In the data that follows, count each line holding the string "script"; answer with the number only.

- [Provided data]:

-------

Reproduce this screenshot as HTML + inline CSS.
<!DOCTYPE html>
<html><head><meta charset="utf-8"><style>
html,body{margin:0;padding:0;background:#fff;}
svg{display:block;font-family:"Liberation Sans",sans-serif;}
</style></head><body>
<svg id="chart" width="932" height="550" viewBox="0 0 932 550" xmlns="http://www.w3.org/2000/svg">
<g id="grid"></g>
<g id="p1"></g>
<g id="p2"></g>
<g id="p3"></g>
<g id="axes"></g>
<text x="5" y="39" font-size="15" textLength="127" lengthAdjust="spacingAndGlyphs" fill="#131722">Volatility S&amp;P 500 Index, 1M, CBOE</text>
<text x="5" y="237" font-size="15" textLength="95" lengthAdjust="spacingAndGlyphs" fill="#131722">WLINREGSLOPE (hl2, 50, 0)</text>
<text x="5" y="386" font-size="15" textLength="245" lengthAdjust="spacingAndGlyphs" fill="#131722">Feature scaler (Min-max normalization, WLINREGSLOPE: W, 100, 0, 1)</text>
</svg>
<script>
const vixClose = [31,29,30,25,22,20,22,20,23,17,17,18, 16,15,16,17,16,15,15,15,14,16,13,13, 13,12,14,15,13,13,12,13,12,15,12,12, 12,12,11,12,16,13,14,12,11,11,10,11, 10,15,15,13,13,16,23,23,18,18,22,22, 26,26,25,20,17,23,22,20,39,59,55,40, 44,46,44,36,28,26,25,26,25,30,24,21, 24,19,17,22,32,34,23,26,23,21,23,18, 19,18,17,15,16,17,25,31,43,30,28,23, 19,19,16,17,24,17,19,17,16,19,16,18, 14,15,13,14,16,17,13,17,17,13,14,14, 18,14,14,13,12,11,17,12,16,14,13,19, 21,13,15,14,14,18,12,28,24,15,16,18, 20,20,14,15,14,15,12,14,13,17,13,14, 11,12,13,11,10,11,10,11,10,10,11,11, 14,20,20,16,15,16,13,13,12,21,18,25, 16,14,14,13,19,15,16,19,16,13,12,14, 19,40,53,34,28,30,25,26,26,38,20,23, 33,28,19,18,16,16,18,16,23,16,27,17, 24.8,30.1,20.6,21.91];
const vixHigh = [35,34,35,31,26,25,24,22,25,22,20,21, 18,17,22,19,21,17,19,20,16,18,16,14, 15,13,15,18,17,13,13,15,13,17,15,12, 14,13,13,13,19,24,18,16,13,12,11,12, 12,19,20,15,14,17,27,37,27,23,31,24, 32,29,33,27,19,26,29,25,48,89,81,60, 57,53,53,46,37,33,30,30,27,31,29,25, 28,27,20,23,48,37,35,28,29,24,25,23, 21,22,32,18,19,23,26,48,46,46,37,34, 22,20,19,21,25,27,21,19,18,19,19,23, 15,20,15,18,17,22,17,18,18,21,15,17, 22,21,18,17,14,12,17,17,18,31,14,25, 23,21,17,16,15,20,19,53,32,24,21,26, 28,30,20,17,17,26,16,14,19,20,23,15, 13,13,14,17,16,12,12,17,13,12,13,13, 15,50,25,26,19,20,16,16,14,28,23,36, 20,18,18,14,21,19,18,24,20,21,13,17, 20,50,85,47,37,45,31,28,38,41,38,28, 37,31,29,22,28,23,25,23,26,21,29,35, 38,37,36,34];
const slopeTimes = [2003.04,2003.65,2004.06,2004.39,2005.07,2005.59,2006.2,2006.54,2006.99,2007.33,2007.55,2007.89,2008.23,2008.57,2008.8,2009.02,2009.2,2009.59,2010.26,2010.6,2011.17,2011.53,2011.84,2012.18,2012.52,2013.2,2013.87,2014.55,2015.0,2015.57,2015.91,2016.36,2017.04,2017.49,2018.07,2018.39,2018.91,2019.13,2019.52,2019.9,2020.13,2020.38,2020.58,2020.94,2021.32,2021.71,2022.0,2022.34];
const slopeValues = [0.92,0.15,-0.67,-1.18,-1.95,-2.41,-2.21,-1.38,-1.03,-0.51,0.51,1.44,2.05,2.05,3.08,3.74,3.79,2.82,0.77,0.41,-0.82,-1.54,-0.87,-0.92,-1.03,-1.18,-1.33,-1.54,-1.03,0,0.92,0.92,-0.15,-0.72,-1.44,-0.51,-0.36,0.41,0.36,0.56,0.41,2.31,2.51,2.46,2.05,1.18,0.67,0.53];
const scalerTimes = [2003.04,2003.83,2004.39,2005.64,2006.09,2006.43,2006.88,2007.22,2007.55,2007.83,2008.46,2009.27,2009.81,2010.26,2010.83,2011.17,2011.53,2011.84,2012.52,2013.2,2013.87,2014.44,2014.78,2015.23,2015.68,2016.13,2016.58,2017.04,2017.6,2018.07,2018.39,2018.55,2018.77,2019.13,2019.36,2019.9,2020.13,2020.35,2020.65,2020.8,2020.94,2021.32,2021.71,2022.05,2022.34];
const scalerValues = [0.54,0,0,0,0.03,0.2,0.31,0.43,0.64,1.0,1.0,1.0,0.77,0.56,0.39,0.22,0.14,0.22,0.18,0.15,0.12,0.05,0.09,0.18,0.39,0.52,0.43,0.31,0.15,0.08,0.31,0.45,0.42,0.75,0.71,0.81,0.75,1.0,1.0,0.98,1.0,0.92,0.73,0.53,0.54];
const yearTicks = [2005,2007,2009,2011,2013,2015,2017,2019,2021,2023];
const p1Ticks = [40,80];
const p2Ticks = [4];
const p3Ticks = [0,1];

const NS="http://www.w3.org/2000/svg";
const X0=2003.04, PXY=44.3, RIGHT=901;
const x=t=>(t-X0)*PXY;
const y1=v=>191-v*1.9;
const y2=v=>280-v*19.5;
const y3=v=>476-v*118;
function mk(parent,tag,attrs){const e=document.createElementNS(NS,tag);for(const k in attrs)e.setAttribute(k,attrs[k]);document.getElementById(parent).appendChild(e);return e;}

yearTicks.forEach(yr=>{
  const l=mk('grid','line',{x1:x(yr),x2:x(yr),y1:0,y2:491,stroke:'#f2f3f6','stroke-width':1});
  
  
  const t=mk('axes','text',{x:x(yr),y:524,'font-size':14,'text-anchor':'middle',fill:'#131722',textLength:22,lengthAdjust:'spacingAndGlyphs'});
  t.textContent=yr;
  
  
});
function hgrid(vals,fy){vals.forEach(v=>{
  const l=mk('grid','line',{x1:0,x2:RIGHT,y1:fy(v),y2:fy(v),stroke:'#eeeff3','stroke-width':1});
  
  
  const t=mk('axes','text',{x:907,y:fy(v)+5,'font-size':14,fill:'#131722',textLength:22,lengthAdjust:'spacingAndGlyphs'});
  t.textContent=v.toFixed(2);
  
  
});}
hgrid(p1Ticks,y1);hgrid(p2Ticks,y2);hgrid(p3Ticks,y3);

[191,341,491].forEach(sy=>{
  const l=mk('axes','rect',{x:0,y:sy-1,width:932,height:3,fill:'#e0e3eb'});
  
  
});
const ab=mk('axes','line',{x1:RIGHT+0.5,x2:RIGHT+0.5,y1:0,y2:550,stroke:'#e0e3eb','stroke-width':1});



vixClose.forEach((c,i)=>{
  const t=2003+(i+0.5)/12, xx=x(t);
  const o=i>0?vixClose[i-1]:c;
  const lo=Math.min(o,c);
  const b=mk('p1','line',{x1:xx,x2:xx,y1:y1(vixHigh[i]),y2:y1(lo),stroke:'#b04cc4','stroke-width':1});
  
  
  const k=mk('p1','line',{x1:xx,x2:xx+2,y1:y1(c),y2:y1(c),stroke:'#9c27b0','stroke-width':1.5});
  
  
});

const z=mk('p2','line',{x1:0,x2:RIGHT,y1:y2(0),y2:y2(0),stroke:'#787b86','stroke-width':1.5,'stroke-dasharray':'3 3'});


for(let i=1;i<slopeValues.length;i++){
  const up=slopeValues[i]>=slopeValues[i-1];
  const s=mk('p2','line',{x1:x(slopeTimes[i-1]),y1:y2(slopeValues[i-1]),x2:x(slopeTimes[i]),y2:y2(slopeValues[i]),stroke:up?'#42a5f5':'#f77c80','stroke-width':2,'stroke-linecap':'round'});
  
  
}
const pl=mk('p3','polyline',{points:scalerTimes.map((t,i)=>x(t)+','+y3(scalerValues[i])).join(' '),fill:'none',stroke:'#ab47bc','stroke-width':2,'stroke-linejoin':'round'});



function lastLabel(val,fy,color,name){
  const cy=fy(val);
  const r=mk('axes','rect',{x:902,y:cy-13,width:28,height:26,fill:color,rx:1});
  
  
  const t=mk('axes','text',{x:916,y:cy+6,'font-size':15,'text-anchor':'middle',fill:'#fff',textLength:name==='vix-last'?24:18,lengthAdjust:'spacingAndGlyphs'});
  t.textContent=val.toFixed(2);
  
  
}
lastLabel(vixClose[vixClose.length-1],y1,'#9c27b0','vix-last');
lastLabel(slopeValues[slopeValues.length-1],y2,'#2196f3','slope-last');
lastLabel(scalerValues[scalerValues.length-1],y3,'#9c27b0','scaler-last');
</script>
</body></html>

-------

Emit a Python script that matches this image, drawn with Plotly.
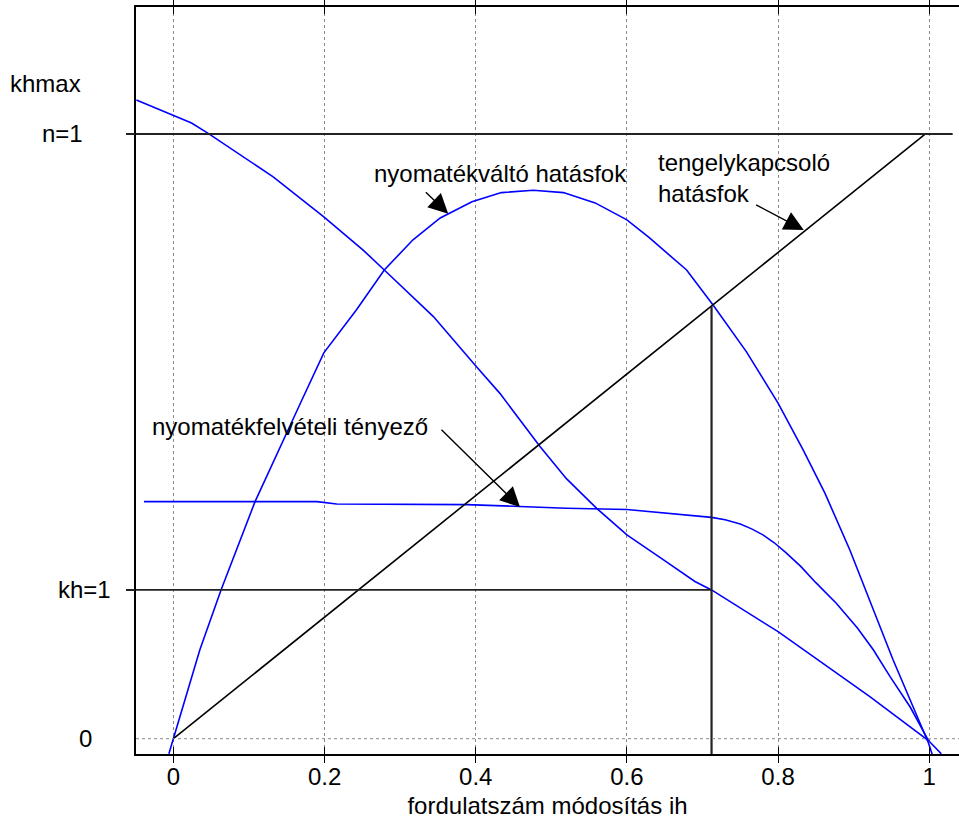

-------

- [Result]:
3